Глава 7. План сира Седрика
Шатер французского короля был настоящим полотняным домиком, из добротной дорогой материи, пропитанной воском, чтобы сделать ткань непромокаемой. Синий, как закатное небо, расшитый золотыми лилиями, он выделялся бы среди других шатров, даже если б перед ним не возвышался шест со знаменем Франции. Кроме того, шатер был просторным и удобным внутри: его земляной пол в два слоя покрывали ковры, а над постелью короля был подвешен кисейный полог, защищавший Филиппа от насекомых. Несколько сундуков, кресла, дубовая бочка для мытья, дорогая серебряная посуда, – все эти предметы роскоши делали шатер действительно похожим если не на дом, то на довольно уютную комнату, в которой, кроме того, оставалось достаточно места, чтобы здесь могли собраться два-три десятка человек.
В последние три дня Филипп-Август не покидал шатра и почти не вставал со своей кровати: его неожиданно свалила жестокая лихорадка, которой в этих местах переболели уже многие крестоносцы, от которой умерла не одна сотня воинов, оставшихся невредимыми в битвах. Короля лечили французские и датские лекари, приходили и двое сарацинских врачей, которым в лагере доверяли и которых все же заставили перепробовать все приготовленные ими для Филиппа снадобья. Больному сделалось немного легче, он смог сидеть в кресле, у него вновь появился хотя бы какой-то аппетит, но все же лихорадка не отступала.

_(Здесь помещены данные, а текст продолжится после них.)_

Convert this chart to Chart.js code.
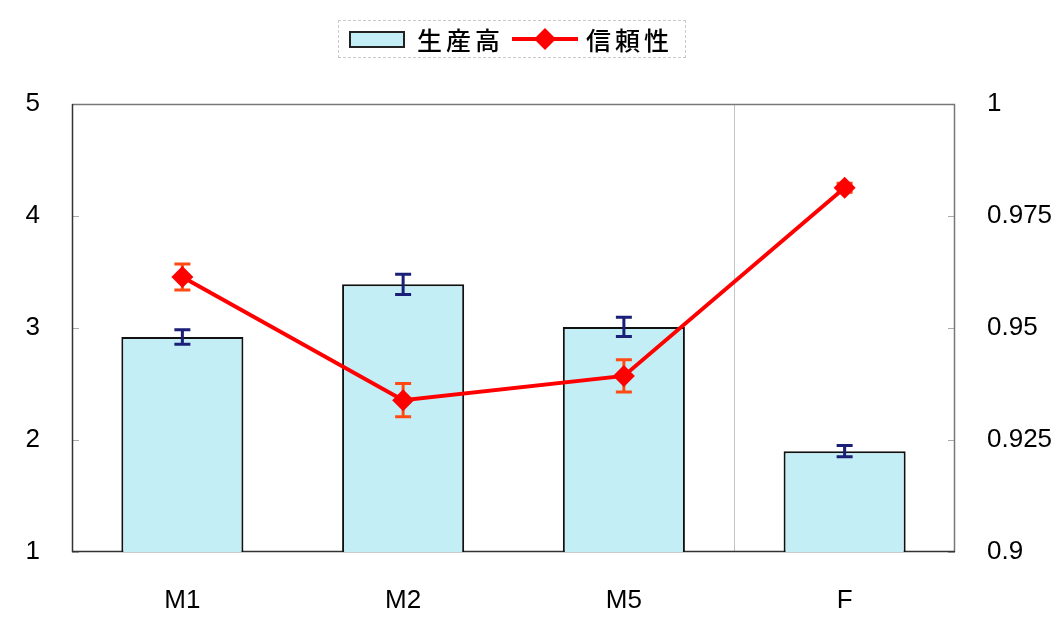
<!DOCTYPE html>
<html>
<head>
<meta charset="utf-8">
<script src="https://cdn.jsdelivr.net/npm/chart.js@4/dist/chart.umd.min.js"></script>
<style>
    html, body { margin: 0; padding: 0; background: #fff; }
    #wrap { position: relative; width: 1061px; height: 632px; }
    #legend {
        position: absolute; left: 338px; top: 20px; width: 348px; height: 38px;
        border: 1px dashed #c8c8c8; box-sizing: border-box;
        display: flex; align-items: center;
        font-family: "Noto Sans CJK JP", sans-serif; font-size: 25px; font-weight: 500; color: #000;
        letter-spacing: 4px;
    }
    #legend .swatch-bar {
        width: 56px; height: 17px; margin-left: 10px; margin-right: 12px;
        background: #c4eef5; border: 2px solid #222; box-sizing: border-box;
    }
    #legend canvas { margin-left: 8px; margin-right: 8px; }
</style>
</head>
<body>
<div id="wrap">
    <canvas id="chart" width="1061" height="632"></canvas>
    <div id="legend">
        <span class="swatch-bar"></span><span>生産高</span>
        <canvas id="lineSwatch" width="66" height="24"></canvas><span>信頼性</span>
    </div>
</div>
<script>
// categories and series
const categories = ['M1', 'M2', 'M5', 'F'];
const output = [2.92, 3.39, 3.01, 1.90];
const outputErr = [0.065, 0.09, 0.085, 0.05];
const reliability = [0.9614, 0.9339, 0.9393, 0.9813];
const reliabilityErr = [0.0029, 0.0037, 0.0036, 0.001];

// axis labels
const leftTickLabels = ['1', '2', '3', '4', '5'];
const rightTickLabels = ['0.9', '0.925', '0.95', '0.975', '1'];

const tickFont = { family: "'Liberation Sans', Arial, sans-serif", size: 26 };

// legend swatch for the line series
(function () {
    const c = document.getElementById('lineSwatch').getContext('2d');
    c.strokeStyle = '#ff0000';
    c.lineWidth = 4;
    c.beginPath();
    c.moveTo(0, 12);
    c.lineTo(66, 12);
    c.stroke();
    c.fillStyle = '#ff0000';
    c.beginPath();
    c.moveTo(33, 1);
    c.lineTo(44, 12);
    c.lineTo(33, 23);
    c.lineTo(22, 12);
    c.closePath();
    c.fill();
})();

function drawErrors(chart, index) {
    const ds = chart.data.datasets[index];
    if (!ds.errors) return;
    const meta = chart.getDatasetMeta(index);
    const scale = chart.scales[meta.yAxisID];
    const ctx = chart.ctx;
    ctx.save();
    ctx.strokeStyle = ds.errorColor;
    ctx.lineWidth = 3;
    meta.data.forEach((el, i) => {
        const v = ds.data[i];
        const e = ds.errors[i];
        const x = el.x;
        const yTop = scale.getPixelForValue(v + e);
        const yBot = scale.getPixelForValue(v - e);
        ctx.beginPath();
        ctx.moveTo(x, yTop);
        ctx.lineTo(x, yBot);
        ctx.moveTo(x - 8, yTop);
        ctx.lineTo(x + 8, yTop);
        ctx.moveTo(x - 8, yBot);
        ctx.lineTo(x + 8, yBot);
        ctx.stroke();
    });
    ctx.restore();
}

// error bars: under the line for the line series, over the fill for bars
const errorBars = {
    id: 'errorBars',
    beforeDatasetDraw(chart, args) {
        if (chart.data.datasets[args.index].type === 'line') drawErrors(chart, args.index);
    },
    afterDatasetDraw(chart, args) {
        if (chart.data.datasets[args.index].type === 'bar') drawErrors(chart, args.index);
    }
};

// plot frame, inner tick marks and the divider before F
const frame = {
    id: 'frame',
    beforeDatasetsDraw(chart) {
        const { ctx, chartArea: a, scales } = chart;
        ctx.save();
        const xs = scales.x;
        const xm = (xs.getPixelForValue(2) + xs.getPixelForValue(3)) / 2;
        ctx.strokeStyle = '#c4c4c4';
        ctx.lineWidth = 1;
        ctx.beginPath();
        ctx.moveTo(Math.round(xm) + 0.5, a.top);
        ctx.lineTo(Math.round(xm) + 0.5, a.bottom);
        ctx.stroke();

        ctx.strokeStyle = '#aaa';
        ctx.beginPath();
        scales.y.ticks.forEach(t => {
            const y = Math.round(scales.y.getPixelForValue(t.value)) + 0.5;
            ctx.moveTo(a.left, y);
            ctx.lineTo(a.left + 7, y);
        });
        scales.y1.ticks.forEach(t => {
            const y = Math.round(scales.y1.getPixelForValue(t.value)) + 0.5;
            ctx.moveTo(a.right, y);
            ctx.lineTo(a.right - 7, y);
        });
        ctx.stroke();

        // top and right edges are lighter than the value axes
        ctx.lineWidth = 1.5;
        ctx.strokeStyle = '#777';
        ctx.beginPath();
        ctx.moveTo(a.left, a.top + 0.5);
        ctx.lineTo(a.right - 0.5, a.top + 0.5);
        ctx.lineTo(a.right - 0.5, a.bottom);
        ctx.stroke();
        ctx.strokeStyle = '#333';
        ctx.beginPath();
        ctx.moveTo(a.left + 0.5, a.top);
        ctx.lineTo(a.left + 0.5, a.bottom - 0.5);
        ctx.lineTo(a.right, a.bottom - 0.5);
        ctx.stroke();
        ctx.restore();
    }
};

new Chart(document.getElementById('chart'), {
    data: {
        labels: categories,
        datasets: [
            {
                type: 'line',
                label: '信頼性',
                data: reliability,
                errors: reliabilityErr,
                errorColor: '#ff4a14',
                yAxisID: 'y1',
                order: 0,
                borderColor: '#ff0000',
                borderWidth: 4,
                tension: 0,
                pointStyle: 'rectRot',
                pointRadius: 11,
                pointBackgroundColor: '#ff0000',
                pointBorderWidth: 0
            },
            {
                type: 'bar',
                label: '生産高',
                data: output,
                errors: outputErr,
                errorColor: '#1a1f78',
                yAxisID: 'y',
                order: 1,
                backgroundColor: '#c4eef5',
                borderColor: '#111',
                borderWidth: 2,
                categoryPercentage: 1,
                barPercentage: 0.553
            }
        ]
    },
    options: {
        responsive: false,
        animation: false,
        layout: { padding: { top: 104, left: 0, right: 0, bottom: 0 } },
        plugins: {
            legend: { display: false },
            tooltip: { enabled: false }
        },
        scales: {
            x: {
                grid: { display: false },
                border: { display: false },
                ticks: { font: tickFont, color: '#000', padding: 25, maxRotation: 0, autoSkip: false },
                afterFit(s) { s.height = 80; }
            },
            y: {
                position: 'left',
                min: 1,
                max: 5,
                grid: { display: false },
                border: { display: false },
                ticks: {
                    stepSize: 1,
                    font: tickFont,
                    color: '#000',
                    padding: 24,
                    callback: (v, i) => leftTickLabels[i]
                },
                afterFit(s) { s.width = 72; }
            },
            y1: {
                position: 'right',
                min: 0.9,
                max: 1,
                grid: { display: false },
                border: { display: false },
                ticks: {
                    stepSize: 0.025,
                    font: tickFont,
                    color: '#000',
                    padding: 24,
                    callback: (v, i) => rightTickLabels[i]
                },
                afterFit(s) { s.width = 106; }
            }
        }
    },
    plugins: [frame, errorBars]
});
</script>
</body>
</html>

Страх смерти и боязнь проваляться в постели до конца осады и не заслужить славы, о которой он мечтал, которой ждали от него все франкские рыцари, вызвали у Филиппа желание найти сильную поддержку – он уже почти решился отправить посланца к Ричарду Львиное Сердце и предложить примирение. Если они встретятся и обсудят общий план действий, то в крайнем случае Ричард и один возглавит объединенную армию крестоносцев – его любят и чтут все без исключения рыцари. Разве что заносчивый Леопольд Австрийский и его воины косо смотрят на английского героя, но и те понимают, чего он стоит в бою. А после победы лавры и добычу победителей два короля поделят поровну, даже если болезнь не даст Филиппу участвовать в решающей битве: ведь у Филиппа самая большая армия и больше всего рыцарей.
И вот в тот момент, когда французский король собирался призвать герольда, чтобы послать его в стан англичан, ему вдруг доложили о том, что Ричард Львиное Сердце сам пришел в его лагерь и просит о встрече. Услыхав это, Филипп едва не завопил от восторга: он и не мечтал о том, чтобы заносчивый англичанин первым пошел на примирение!
Между тем Ричарда мучила не только совесть, хотя эта причина была, скорее всего, первой. На третий день после своего прибытия под стены Птолемиады он тоже подхватил проклятую лихорадку! Сильный организм, а еще более, несокрушимая воля и упрямство английского короля помогали ему держаться на ногах, не сдаваясь мучительной слабости и даже жестоким приступам, от которых возникала боль во всех суставах, а все тело сводила судорога. В такие часы пот ручьями тек по лицу Ричарда, оно делалось серым, как плохая бумага, а губы кривились и дергались. Но он крепился, не позволяя себе слечь в постель, – это могло внести уныние в сердца воинов, которые в него так верили. А ведь назревал решающий штурм города! Все в лагере только и ждали приезда двух могучих королей и их армий.